A better perspective is offered here by Matthew Yglesias:

The best way to avoid war crimes and related abuses is to fight fewer wars. Which isn’t to say you should never fight a war, but part of what needs to be in the mix when you think about these decisions is that, in practice, you’re not going to have a perfectly clean war anymore than you’re going to have 100 percent compliance with speeding rules. If you’re considering initiating a military action — or, as is more relevant right now in Iraq, prolonging one — it’s worth being realistic about the fact that you don’t get to have an idealized one, you’re going to get a genuine, flawed one. Thinking about this ought to make one more hesitant about endorsing the application of military force as a means of solving problems.

If something about declaring a “state of war” clouds people’s judgment about what’s right and wrong, then we should be that much more cautious about doing it. This would seem to be especially true in our present circumstances where our leaders have delcared a state of virtual permanent war, with an vaguely-defined enemy (terrorism? terrorist groups “with a global reach”? Islamism? “violent extremism”?) and an equally vague notion of what would count as victory.

What George Washington said about government in general would seem to apply especially to war, a particularly fierce application of government power: “it is not eloquent; it is force. Like fire, it is a dangerous servant and a fearful master.” For some reason a lot of conservative skepticism about government power seems to stop at the water’s edge.

2 responses to “A dangerous servant and a fearful master”
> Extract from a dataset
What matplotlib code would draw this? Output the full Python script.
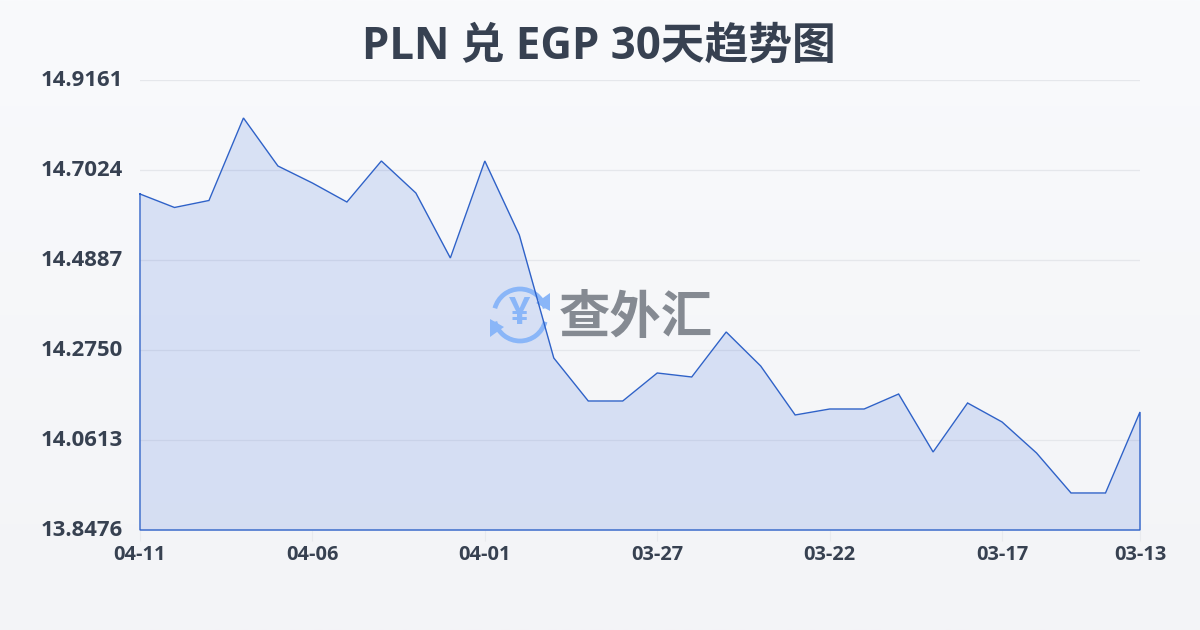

  1. I actually don’t see any real difference between what Matt Yglesias and Mark Steyn are saying in the quotes you’ve provided.

    They agree:

    1) All wars (like all commerce, etc.) will involve a certain percentage of criminal activity

    2) That percentage can be reduced but it can’t be eliminated

    3) If you endorse a decision for war, you ought to do so with an awareness that despite your best efforts abuses will occur.

    4) If you endorse a decision for war, and then reject the war because abuses have occurred, then you obviously haven’t followed 3.

    What could we add to this that might distinguish them? First of all, it might be true that unjust wars are more likely to see atrocities. So if you believe the Iraq war was unjust that could be an argument. (But obviously Mark Steyn doesn’t buy the minor premise of the war being unjust, so it’s irrelevant).

    Matt Yglesias might also believe that abuses in Iraq are more pervasive than Steyn believes, so pervasive as to make it not abuses but policy. Does he make that argument?

  2. I think what distinguishes them is the weight they put on the badness of the (perhaps inevitable) abuses. For Yglesias, the prospect of abuse should act as a check on when we’re willing to consider war, and so have some independent moral weight. Whereas Steyn seems to be saying that the badness of the abuses are swallowed up or cancelled out by the justness of the cause and so there’s no real casue for moral unease about them. At least that’s what I take the line about the “scales of history” to mean. In other words, would the prospect of abuse make Steyn less likely to endorse a war, even where he believes the cause is just?